O actual registo aponta para uma quebra de até 20 mbpd - 20% - no consumo de crude mundial comparado valores de 2019, o que vai exigir, se for encontrado um entendimento no seio da OPEP+, um corte muito mais severo que aquele que esteve pensado, que seria em torno dos 3 mbpd, contando já com o acrescento de 1,5 mbpd sobre os cerca de 2 mbpd que vigorava.

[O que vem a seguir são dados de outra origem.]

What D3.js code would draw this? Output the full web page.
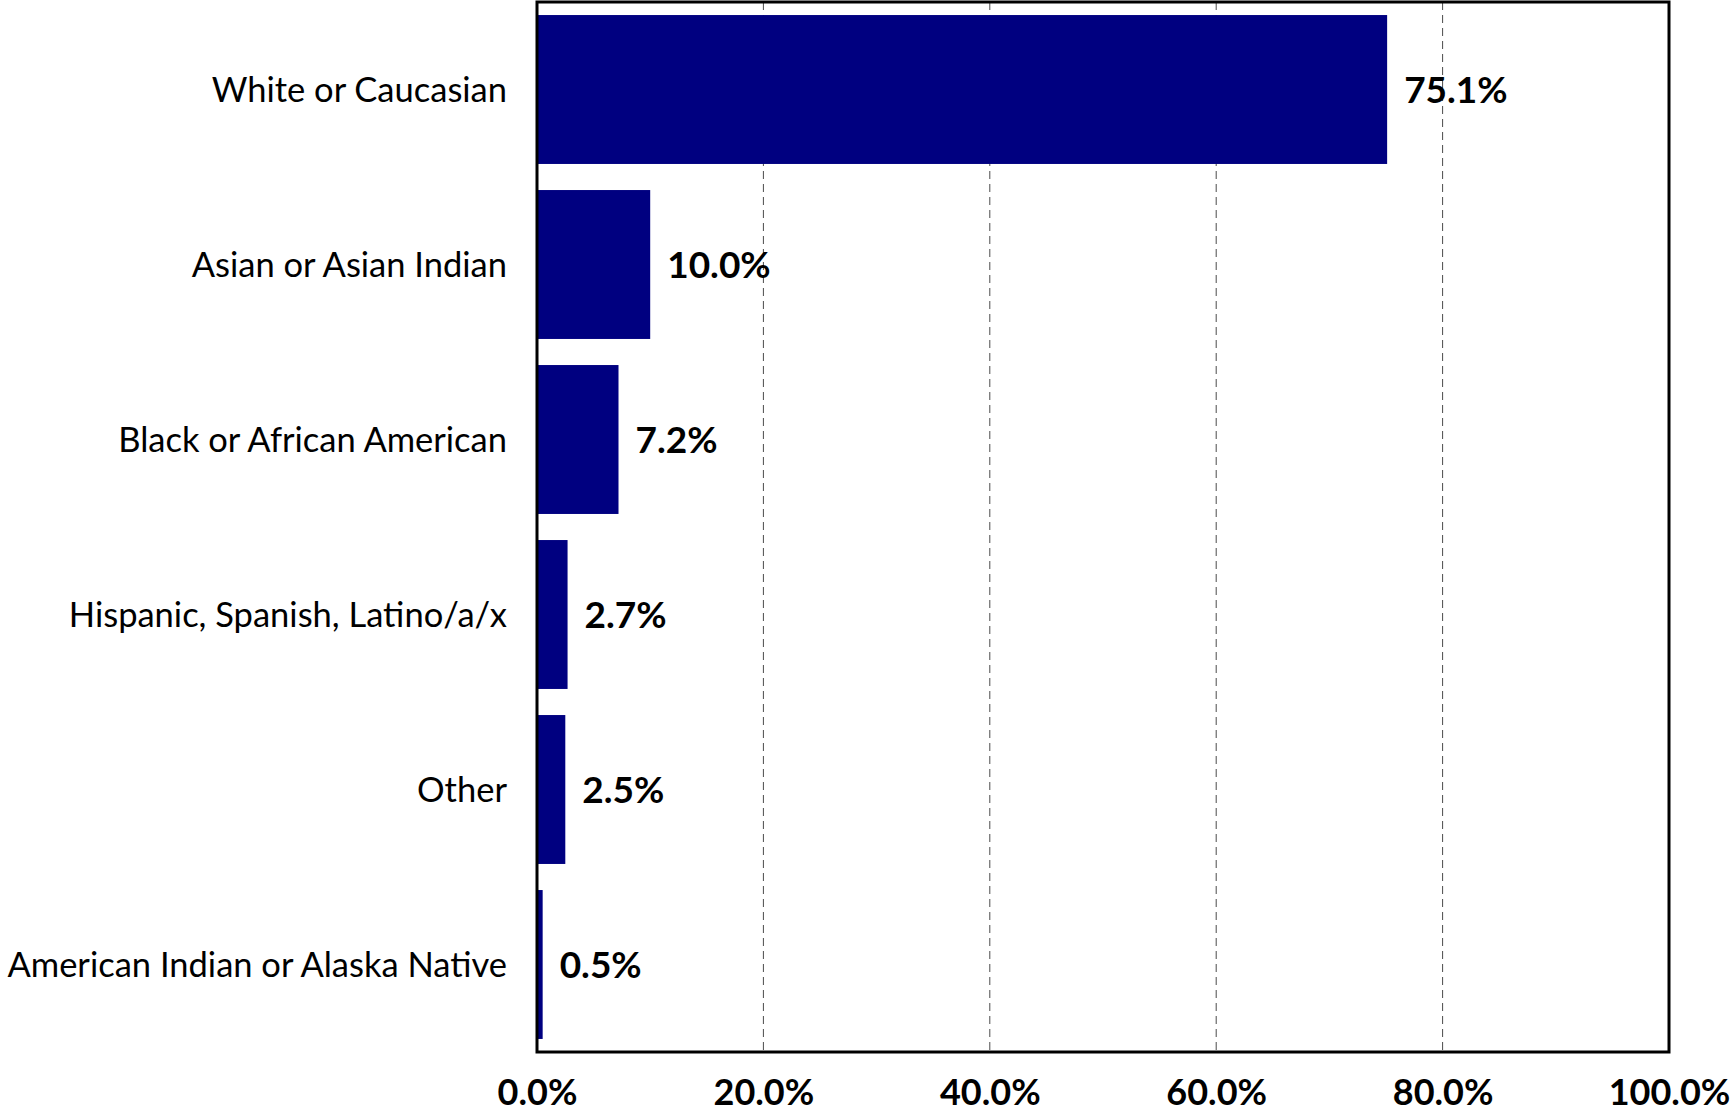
<!DOCTYPE html>
<html>
<head>
<meta charset="utf-8">
<script src="https://cdn.jsdelivr.net/npm/d3@7"></script>
<style>
  html, body { margin: 0; padding: 0; background: #fff; }
  svg { display: block; }
</style>
</head>
<body>
<svg id="chart" width="1735" height="1113"></svg>
<script>
// Race / ethnicity breakdown, share of respondents (%)
const categories = [
  "White or Caucasian",
  "Asian or Asian Indian",
  "Black or African American",
  "Hispanic, Spanish, Latino/a/x",
  "Other",
  "American Indian or Alaska Native"
];
const values = [75.1, 10.0, 7.2, 2.7, 2.5, 0.5];
const tickValues = [0, 20, 40, 60, 80, 100];
const tickLabels = ["0.0%", "20.0%", "40.0%", "60.0%", "80.0%", "100.0%"];
const gridValues = [20, 40, 60, 80];

const data = categories.map((c, i) => ({ category: c, value: values[i] }));

const svg = d3.select("#chart");
const plot = { left: 537, right: 1669, top: 2, bottom: 1052 };

const x = d3.scaleLinear().domain([0, 100]).range([plot.left, plot.right]);
const y = d3.scaleBand()
  .domain(categories)
  .range([plot.top, plot.bottom])
  .paddingInner(0.149)
  .paddingOuter(0.0745);

// dashed vertical gridlines
svg.append("g")
  .selectAll("line")
  .data(gridValues)
  .join("line")
  .attr("x1", d => x(d)).attr("x2", d => x(d))
  .attr("y1", plot.top).attr("y2", plot.bottom)
  .attr("stroke", "#4a4a4a")
  .attr("stroke-width", 1)
  .attr("stroke-dasharray", "8,5");

// bars
svg.append("g")
  .selectAll("rect")
  .data(data)
  .join("rect")
  .attr("x", x(0))
  .attr("y", d => y(d.category))
  .attr("width", d => x(d.value) - x(0))
  .attr("height", y.bandwidth())
  .attr("fill", "#000080");

// value labels
svg.append("g")
  .selectAll("text")
  .data(data)
  .join("text")
  .attr("x", d => x(d.value) + 17)
  .attr("y", d => y(d.category) + y.bandwidth() / 2)
  .attr("dy", "0.36em")
  .attr("font-family", "Lato, 'Open Sans', sans-serif")
  .attr("font-weight", "bold")
  .attr("font-size", 37)
  .attr("fill", "#000")
  .text(d => d.value.toFixed(1) + "%");

// category axis
const yAxis = svg.append("g")
  .attr("transform", `translate(${plot.left},0)`)
  .call(d3.axisLeft(y).tickSize(0).tickPadding(30));
yAxis.select(".domain").remove();
yAxis.selectAll("text")
  .attr("dy", "0.36em")
  .attr("font-family", "Lato, 'Open Sans', sans-serif")
  .attr("font-size", 34.5)
  .attr("fill", "#000");

// value axis
const xAxis = svg.append("g")
  .attr("transform", `translate(0,${plot.bottom})`)
  .call(d3.axisBottom(x)
    .tickValues(tickValues)
    .tickFormat((d, i) => tickLabels[i])
    .tickSize(0));
xAxis.select(".domain").remove();
xAxis.selectAll("text")
  .attr("y", 53)
  .attr("dy", 0)
  .attr("font-family", "Lato, 'Open Sans', sans-serif")
  .attr("font-weight", "bold")
  .attr("font-size", 36)
  .attr("fill", "#000");

// plot frame
svg.append("rect")
  .attr("x", plot.left)
  .attr("y", plot.top)
  .attr("width", plot.right - plot.left)
  .attr("height", plot.bottom - plot.top)
  .attr("fill", "none")
  .attr("stroke", "#000")
  .attr("stroke-width", 3);
</script>
</body>
</html>
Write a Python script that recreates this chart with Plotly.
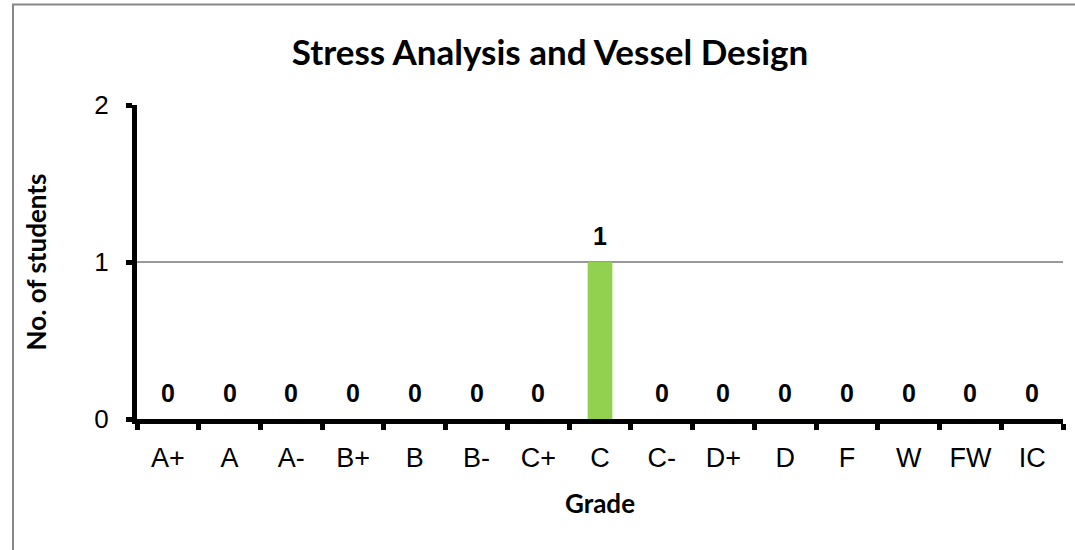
import plotly.graph_objects as go

grades = ["A+", "A", "A-", "B+", "B", "B-", "C+", "C", "C-", "D+", "D", "F", "W", "FW", "IC"]
students = [0, 0, 0, 0, 0, 0, 0, 1, 0, 0, 0, 0, 0, 0, 0]
title_text = "Stress Analysis and Vessel Design"
bar_color = "#92D050"

ARIAL = "Liberation Sans, Arial, sans-serif"
CALIBRI = "Lato, Open Sans, sans-serif"

fig = go.Figure()
fig.add_trace(go.Bar(x=grades, y=students, marker=dict(color=bar_color, line=dict(width=0)),
                     width=0.4, showlegend=False, hoverinfo="x+y"))

for g, v in zip(grades, students):
    fig.add_annotation(x=g, y=v, text="<b>" + str(v) + "</b>", showarrow=False, yanchor="bottom",
                       yshift=10, font=dict(family=ARIAL, size=25, color="black"))

L, R, T, B = 137, 12, 105, 131
W, H = 1075, 550
pw, ph = W - L - R, H - T - B

fig.add_shape(type="rect", xref="paper", yref="paper",
              x0=(13 - L) / pw, x1=(W + 10 - L) / pw,
              y0=-(H + 10 - T - ph) / ph, y1=1 + (T - 4.5) / ph,
              line=dict(color="#888888", width=2), fillcolor="rgba(0,0,0,0)", layer="below")

fig.update_layout(
    width=W, height=H,
    margin=dict(l=L, r=R, t=T, b=B),
    paper_bgcolor="white", plot_bgcolor="white",
    title=dict(text="<b>" + title_text + "</b>", x=550 / W, xref="container", xanchor="center",
               y=1 - 53 / H, yanchor="middle",
               font=dict(family=CALIBRI, size=35, color="black")),
)
fig.update_xaxes(
    type="category", showline=True, linecolor="black", linewidth=5,
    ticks="outside", tickson="boundaries", ticklen=6, tickwidth=5, tickcolor="black",
    tickfont=dict(family=ARIAL, size=27, color="black"),
    ticklabelstandoff=11, showgrid=False,
    title=dict(text="<b>Grade</b>", font=dict(family=CALIBRI, size=26, color="black"),
               standoff=24),
)
fig.update_yaxes(
    range=[0, 2], tickvals=[0, 1, 2], showline=True, linecolor="black", linewidth=5,
    ticks="outside", ticklen=6, tickwidth=5, tickcolor="black",
    tickfont=dict(family=ARIAL, size=26, color="black"),
    ticklabelstandoff=12,
    showgrid=True, gridcolor="#999999", gridwidth=1.5, zeroline=False,
    title=dict(text="<b>No. of students</b>", font=dict(family=CALIBRI, size=26, color="black"),
               standoff=42),
)

fig.write_html("out.html", config={"displayModeBar": False},
               post_script="document.body.style.margin='0';")
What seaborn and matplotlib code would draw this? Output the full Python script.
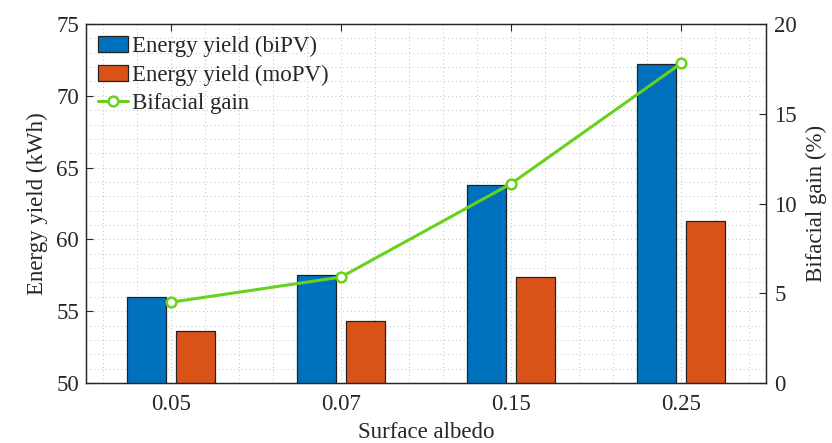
import numpy as np
import pandas as pd
import matplotlib
matplotlib.use("Agg")
import matplotlib.pyplot as plt
from matplotlib.ticker import MultipleLocator
import seaborn as sns

albedo = ["0.05", "0.07", "0.15", "0.25"]
yield_bipv = [56.0, 57.5, 63.8, 72.2]
yield_mopv = [53.6, 54.3, 57.4, 61.3]
bifacial_gain = [4.5, 5.9, 11.1, 17.8]
series_names = ["Energy yield (biPV)", "Energy yield (moPV)"]

sns.set_style("white")
plt.rcParams["font.family"] = ["Liberation Serif", "DejaVu Serif"]
plt.rcParams["mathtext.fontset"] = "stix"

df = pd.DataFrame({
    "albedo": albedo * 2,
    "value": yield_bipv + yield_mopv,
    "series": [series_names[0]] * 4 + [series_names[1]] * 4,
})

fig = plt.figure(figsize=(8.32, 4.43), dpi=100)
ax = fig.add_axes([86/832, 1 - 383/443, (766-86)/832, (383-24)/443])

blue = "#0072BD"
orange = "#D95319"
green = "#66D21E"
axcol = "#262626"
fs = 16.5

sns.barplot(data=df, x="albedo", y="value", hue="series", order=albedo,
            hue_order=series_names, palette=[blue, orange],
            width=0.572, gap=0.2, edgecolor="#222222", linewidth=0.9,
            saturation=1, ax=ax, legend=True)

ax.set_ylim(50, 75)
ax.set_xlim(-0.5, 3.5)
ax.set_yticks([50, 55, 60, 65, 70, 75])
ax.yaxis.set_minor_locator(MultipleLocator(1))
ax.xaxis.set_minor_locator(MultipleLocator(0.2))
ax.set_xlabel("Surface albedo", fontsize=fs, labelpad=5)
ax.set_ylabel("Energy yield (kWh)", fontsize=fs, labelpad=6)
ax.grid(True, which="both", linestyle=(0, (1, 3)), color="#c0c0c0", linewidth=0.7)
ax.set_axisbelow(True)
ax.tick_params(axis="both", which="major", direction="in", labelsize=fs,
               length=5, width=0.8, color=axcol, top=True)
ax.tick_params(axis="y", which="major", right=False, pad=5)
ax.tick_params(axis="both", which="minor", length=0)
ax.tick_params(axis="x", which="major", pad=8)
for s in ax.spines.values():
    s.set_color(axcol)
    s.set_linewidth(0.9)

ax2 = ax.twinx()
sns.lineplot(x=np.arange(len(albedo)), y=bifacial_gain, ax=ax2, color=green,
             linewidth=2.2, marker="o", markersize=7, markerfacecolor="white",
             markeredgecolor=green, markeredgewidth=1.8, label="Bifacial gain",
             legend=False)
ax2.set_ylim(0, 20)
ax2.set_yticks([0, 5, 10, 15, 20])
ax2.set_xlim(-0.5, 3.5)
ax2.set_ylabel("Bifacial gain (%)", fontsize=fs, labelpad=6)
ax2.tick_params(axis="y", direction="in", labelsize=fs, length=5, width=0.8,
                color=axcol, pad=6)
ax2.grid(False)
for s in ax2.spines.values():
    s.set_color(axcol)
    s.set_linewidth(0.9)

h1, l1 = ax.get_legend_handles_labels()
h2, l2 = ax2.get_legend_handles_labels()
if ax.get_legend() is not None:
    ax.get_legend().remove()
leg = ax2.legend(h1 + h2, l1 + l2, loc="upper left", frameon=False,
                 fontsize=fs, handlelength=1.3, handleheight=0.7,
                 handletextpad=0.15, labelspacing=0.32, borderaxespad=0.0,
                 borderpad=0.3, bbox_to_anchor=(0.008, 0.985))

fig.savefig("out.png", dpi=100)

E, mesmo que esse entendimento ocorra, alguns analistas defendem que os estragos produzidos pela Covid-19 na economia planetária são já de tal monta que aquilo que a OPE+ pode fazer é muito pouco ou nada para amortecer a queda, que se prevê violenta, e extremamente violenta para os países mais dependentes das suas vendas de petróleo, como é o caso dos países africanos
Estes países, embora importantes numa situação normal, com a economia mundial a funcionar sem grandes sobressaltos e o barril a valer acima dos 65 USD, perante um cenário como o actual, tudo muda e deixam de ter poder de influência sobre o que se passa, mesmo dentro da OPEP, organização a que pertencem.
Isto, porque são os sauditas que, de facto, mandam a partir da sua produção de mais de 12 mbpd e ainda por cima com condições geográficas que permitem produzir um barril a menos de metade do preço da média em países como a Nigéria ou Angola, que se situa, embora esta informação dependa das fontes, acima dos 24 USD por barril, quando os sauditas o conseguem entre 7 e 10 USD por barril.
E, como se já fosse pouco, sublinha ainda a Reuters, as multinacionais do sector estão a suspender planos de forma a cortar milhões em investimento, o que compreende uma situação que se repete sempre que este tipo de crises emerge, como foi em 2014: são os campos africanos que mais sofrem com esta redução estratégica nos custos das "majors".